U.S. Bancorp (NYSE:USB) experienced a significant decline in its stock, dropping 6.6% following its Q4 earnings report, which did not meet investor expectations. The bank reported net income nearly doubling year-over-year to $1.67 billion, while adjusted earnings per share stood at $1.07.
U.S. Bancorp’s stock drops 6.6% after Q4 earnings report
Although revenue increased by 3.7% and noninterest income rose by 8.1%, primarily driven by gains in trust and investment management fees, higher funding costs and a declining net interest margin of 2.71% raised concerns among investors.
One key issue highlighted is the growth in expenses. Noninterest costs rose 2.5% from the previous quarter to $4.31 billion. Despite the bank’s efforts to enhance operational efficiency, challenges such as lease impairments and strategic spending are affecting profitability. The provision for credit losses also escalated by 9.4% year-over-year, indicating ongoing difficulties in commercial real estate and credit card loans.
Despite the unfavorable market response, U.S. Bancorp’s management remains optimistic. CEO Andy Cecere emphasized the bank’s strong capital position with a CET1 ratio of 10.6% and expressed confidence in achieving “industry-leading returns on tangible common equity.” He underscored potential growth in wealth management and payment services as key areas for future gains.
CFO John Stern noted during the conference call that the bank’s average deposits rose by 0.7% on a linked-quarter basis to $512 billion and mentioned stabilization in the percentage of noninterest-bearing deposits. He projected total revenue growth for the current year to be between 3% and 5% compared to 2024.
On Thursday, U.S. Bancorp shares were down 4% in intraday trading. CEO Cecere acknowledged the existing uncertainty surrounding the macroeconomic environment, including persistent inflation and regulatory challenges, while stating that the bank has effectively managed these changes and successfully executed its strategic objectives.
During a question-and-answer session with analysts, Stern highlighted solid growth in fee-based income and anticipated a mid-single-digit growth in this area moving forward. He addressed headwinds in specific sectors, including prepaid cards and cash servicing, asserting that these challenges are expected to ease in 2024.
Stern also expressed positive sentiment around ongoing momentum in payments and strategic initiatives, mentioning strong growth in treasury management and capital markets. Looking ahead, he indicated modest expectations for loan and deposit growth for the full year 2025.

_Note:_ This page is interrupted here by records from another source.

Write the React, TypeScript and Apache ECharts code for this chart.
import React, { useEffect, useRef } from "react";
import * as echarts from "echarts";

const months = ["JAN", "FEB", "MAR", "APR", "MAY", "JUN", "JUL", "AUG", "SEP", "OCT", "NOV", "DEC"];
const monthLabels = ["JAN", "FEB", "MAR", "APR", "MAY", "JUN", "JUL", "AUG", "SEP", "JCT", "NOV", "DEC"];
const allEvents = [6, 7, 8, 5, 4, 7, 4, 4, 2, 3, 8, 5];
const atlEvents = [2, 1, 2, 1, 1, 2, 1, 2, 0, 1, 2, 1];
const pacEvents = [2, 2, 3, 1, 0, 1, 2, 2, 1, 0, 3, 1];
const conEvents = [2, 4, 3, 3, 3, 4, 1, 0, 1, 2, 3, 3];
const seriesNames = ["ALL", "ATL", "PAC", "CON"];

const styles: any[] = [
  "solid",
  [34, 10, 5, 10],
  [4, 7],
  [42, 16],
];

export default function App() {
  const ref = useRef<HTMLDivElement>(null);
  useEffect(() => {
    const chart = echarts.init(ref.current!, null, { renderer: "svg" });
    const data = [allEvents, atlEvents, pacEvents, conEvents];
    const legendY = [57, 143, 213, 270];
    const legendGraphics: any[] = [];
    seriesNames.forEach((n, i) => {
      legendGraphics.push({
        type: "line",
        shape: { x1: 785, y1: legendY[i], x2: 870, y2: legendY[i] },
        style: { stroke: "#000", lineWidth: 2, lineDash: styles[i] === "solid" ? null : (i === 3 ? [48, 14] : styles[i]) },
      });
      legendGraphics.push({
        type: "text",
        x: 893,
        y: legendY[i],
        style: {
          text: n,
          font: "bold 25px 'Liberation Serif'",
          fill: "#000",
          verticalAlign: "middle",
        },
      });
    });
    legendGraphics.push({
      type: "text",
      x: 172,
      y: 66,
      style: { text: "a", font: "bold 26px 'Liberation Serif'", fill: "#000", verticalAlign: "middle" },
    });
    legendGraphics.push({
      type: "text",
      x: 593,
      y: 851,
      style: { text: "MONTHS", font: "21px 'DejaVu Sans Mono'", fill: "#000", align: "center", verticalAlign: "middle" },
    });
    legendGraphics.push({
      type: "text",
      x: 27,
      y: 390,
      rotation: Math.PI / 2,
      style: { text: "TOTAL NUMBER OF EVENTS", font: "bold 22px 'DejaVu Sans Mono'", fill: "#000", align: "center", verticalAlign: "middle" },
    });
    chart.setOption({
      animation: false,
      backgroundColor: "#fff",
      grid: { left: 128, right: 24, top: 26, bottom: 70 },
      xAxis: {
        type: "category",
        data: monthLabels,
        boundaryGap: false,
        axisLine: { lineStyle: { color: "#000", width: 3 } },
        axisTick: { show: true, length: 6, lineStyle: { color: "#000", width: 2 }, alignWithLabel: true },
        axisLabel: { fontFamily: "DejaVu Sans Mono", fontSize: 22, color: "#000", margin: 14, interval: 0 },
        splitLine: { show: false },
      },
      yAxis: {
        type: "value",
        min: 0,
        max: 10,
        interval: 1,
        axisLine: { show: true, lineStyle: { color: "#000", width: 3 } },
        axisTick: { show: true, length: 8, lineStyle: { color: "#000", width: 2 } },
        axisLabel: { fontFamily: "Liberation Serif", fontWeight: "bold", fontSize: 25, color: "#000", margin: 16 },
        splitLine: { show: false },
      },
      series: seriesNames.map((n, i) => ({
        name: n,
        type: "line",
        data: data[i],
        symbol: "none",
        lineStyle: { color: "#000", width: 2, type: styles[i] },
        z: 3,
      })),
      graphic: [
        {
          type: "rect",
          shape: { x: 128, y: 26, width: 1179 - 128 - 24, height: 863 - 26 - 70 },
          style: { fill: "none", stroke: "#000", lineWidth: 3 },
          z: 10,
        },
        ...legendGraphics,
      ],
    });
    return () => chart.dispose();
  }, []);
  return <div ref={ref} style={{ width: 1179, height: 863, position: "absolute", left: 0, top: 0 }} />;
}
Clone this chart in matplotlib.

A hidden factor contributing to the stock’s decline may be growing investor concerns over its exposure to commercial real estate (CRE) loans. While not explicitly highlighted in the earnings report, the provision for credit losses, which rose 9.4% year-over-year, signals potential vulnerability in this sector. With rising interest rates and mounting pressures in the CRE market, especially in office spaces, investors may fear future loan defaults, further eroding confidence in the bank’s stability.
In discussing technology and digital initiatives, CEO Cecere remarked that the interconnectedness of banking and payments has never been more crucial. He emphasized the importance of offering integrated services enhanced by a robust technology platform to improve capital efficiency and focus on fee generation.